Bei Frauen im gebährfähigen Alter ist eine zuverlässige Empfängnisverhütung notwendig, da die Medikamente in einer Schwangerschaft zu Fehlbildungen bei dem Kind führen. Die Dosis der Tabletten ist individuell anzupassen, liegt aber meistens etwa bei 0,5 mg pro Kilogramm Körpergewicht pro Tag. Der Einsatz dieser Tabletten muss sorgfältig diskutiert werden. Die meisten Menschen vertragen die Tabletten gut.

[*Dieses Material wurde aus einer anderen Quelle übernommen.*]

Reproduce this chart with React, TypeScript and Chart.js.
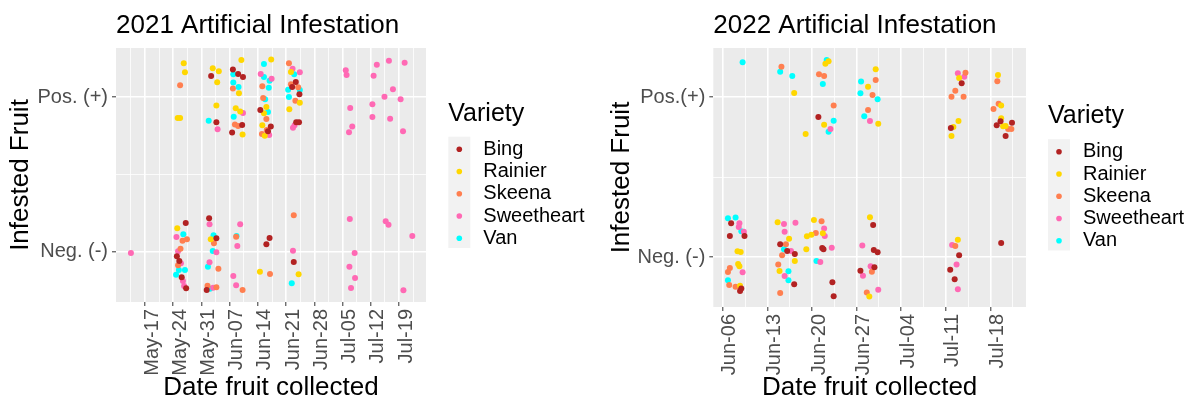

Es sind Ichthyose-Betroffene bekannt, die diese Tabletten seit über 30 Jahren einnehmen und gut vertragen.
Eine umfassende Darstellung aller Behandlungsmöglichkeiten ist hier nicht möglich, es sei aber darauf hingewiesen, dass das Ichthyose-Netzwerk NIRK in Zusammenarbeit mit der deutschen Patientenorganisation Selbsthilfe Ichthyose e.V. eine Therapierichtlinie für die Diagnostik und Therapie der Ichthyosen verabschiedet hat, die als offizielle Richtlinie der Arbeitsgemeinschaft der Wissenschaftlich Medizinischen Fachgesellschaften (AWMF) anerkannt ist und sich primär an Ärzte wendet.
Erhebliche Hilfestellung kann im Einzelfall auch die bereits erwähnte Patientenorganisation Selbsthilfe Ichthyose e.V. leisten, auch wenn es um Beratung bei sozialen Fragen, wie staatliche finanzielle Unterstützung geht. Außerdem profitieren Betroffene und ihre Familienangehörigen enorm vom gemeinsamen Erfahrungsaustausch, wenn es z.B. um Hautpflegetipps geht.